Ellipsoidal collapse and the redshift space probability distribution function of dark matter

TL;DR

This paper develops a model based on ellipsoidal collapse physics to predict the probability distribution function of dark matter density in real and redshift space, aligning well with simulation data.

Contribution

It introduces a simple approximation to the ellipsoidal collapse model that extends real-space PDF predictions to redshift space, improving understanding of dark matter clustering.

Findings

Model accurately predicts redshift space PDF in simulations

Extension of real-space PDF to redshift space

Method recovers initial Gaussian PDF under certain conditions

Abstract

We use the physics of ellipsoidal collapse to model the probability distribution function of the smoothed dark matter density field in real and redshift space. We provide a simple approximation to the exact collapse model which shows clearly how the evolution can be thought of as a modification of the spherical evolution model as well as of the Zeldovich Approximation. In essence, our model specifies how the initial smoothed overdensity and shear fields can be used to determine the shape and size of the region at later times.
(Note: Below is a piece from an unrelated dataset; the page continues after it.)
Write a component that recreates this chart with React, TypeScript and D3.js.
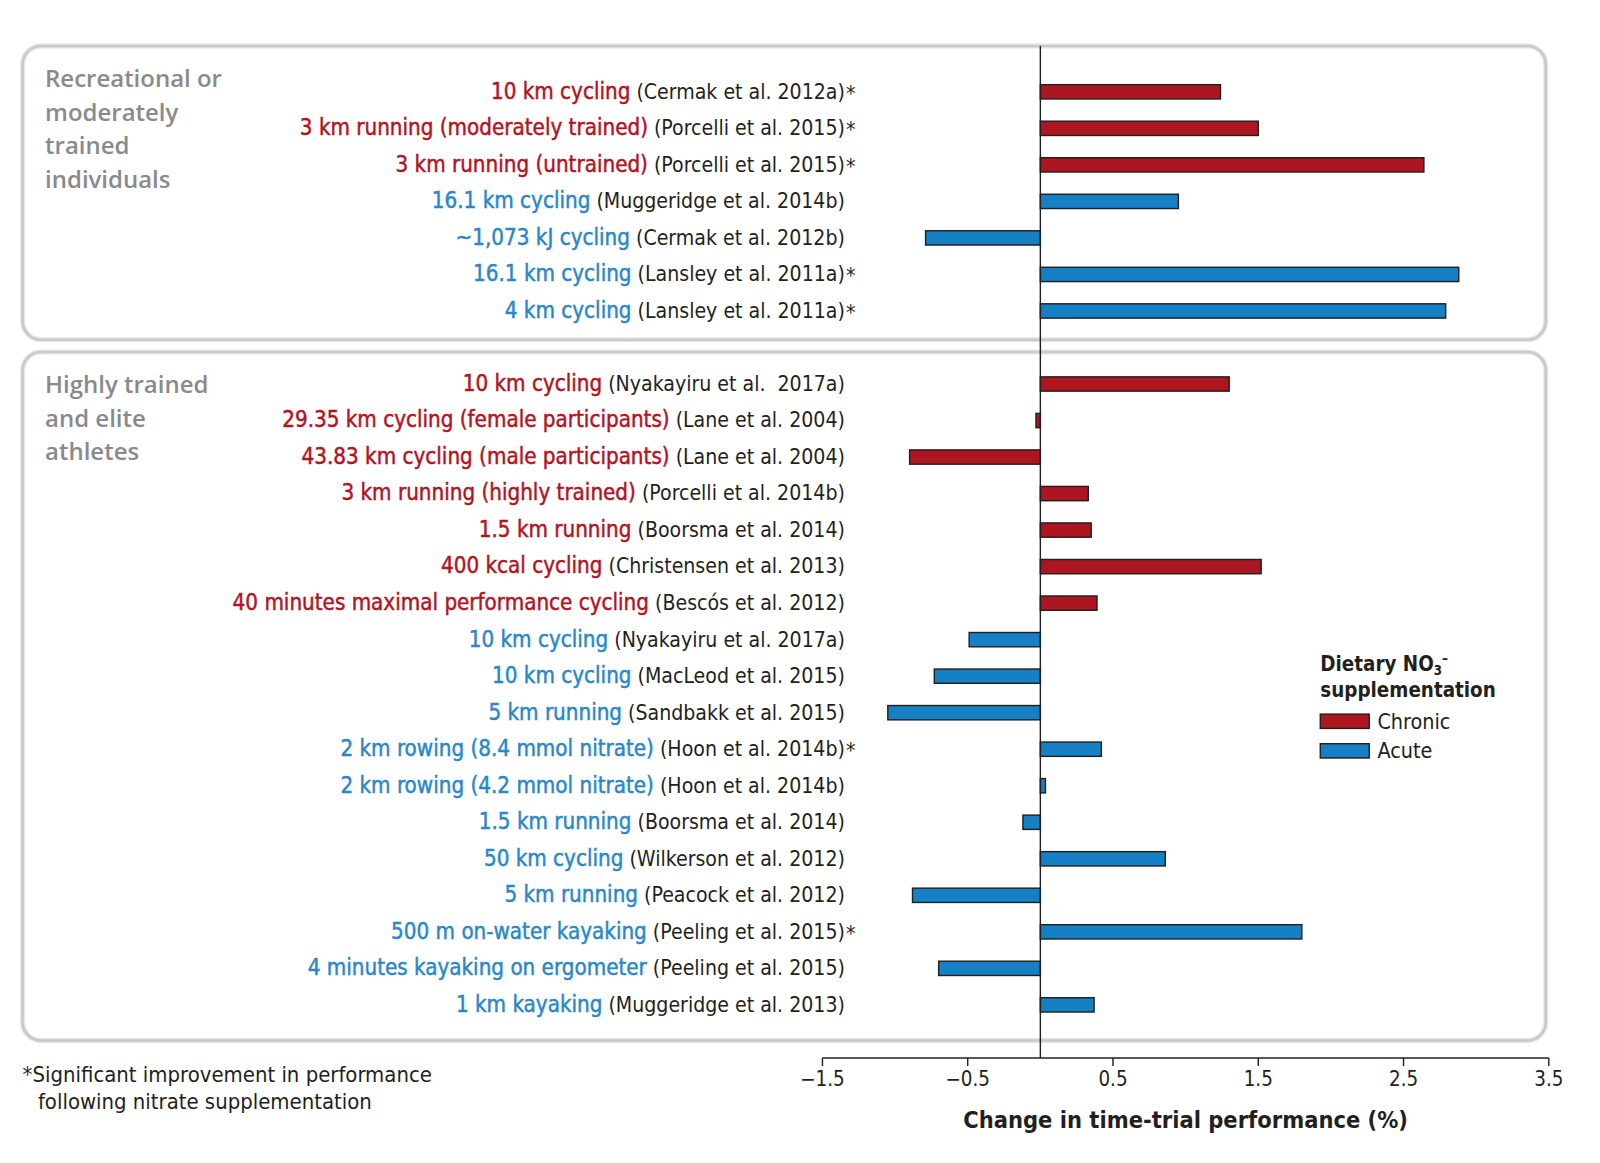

We use our parametrization to extend previous work on the real-space PDF so that it predicts the redshift space PDF as well. Our results are in good agreement with measurements of the PDF in simulations of clustering from Gaussian initial conditions down to scales on which the rms fluctuation is slightly greater than unity. We also show how the highly non-Gaussian non-linear redshifted density field in a numerical simulation can be transformed so that it provides an estimate of the shape of the initial real-space PDF. When applied to our simulations, our method recovers the initial Gaussian PDF, provided the variance in the nonlinear smoothed field is less than 4.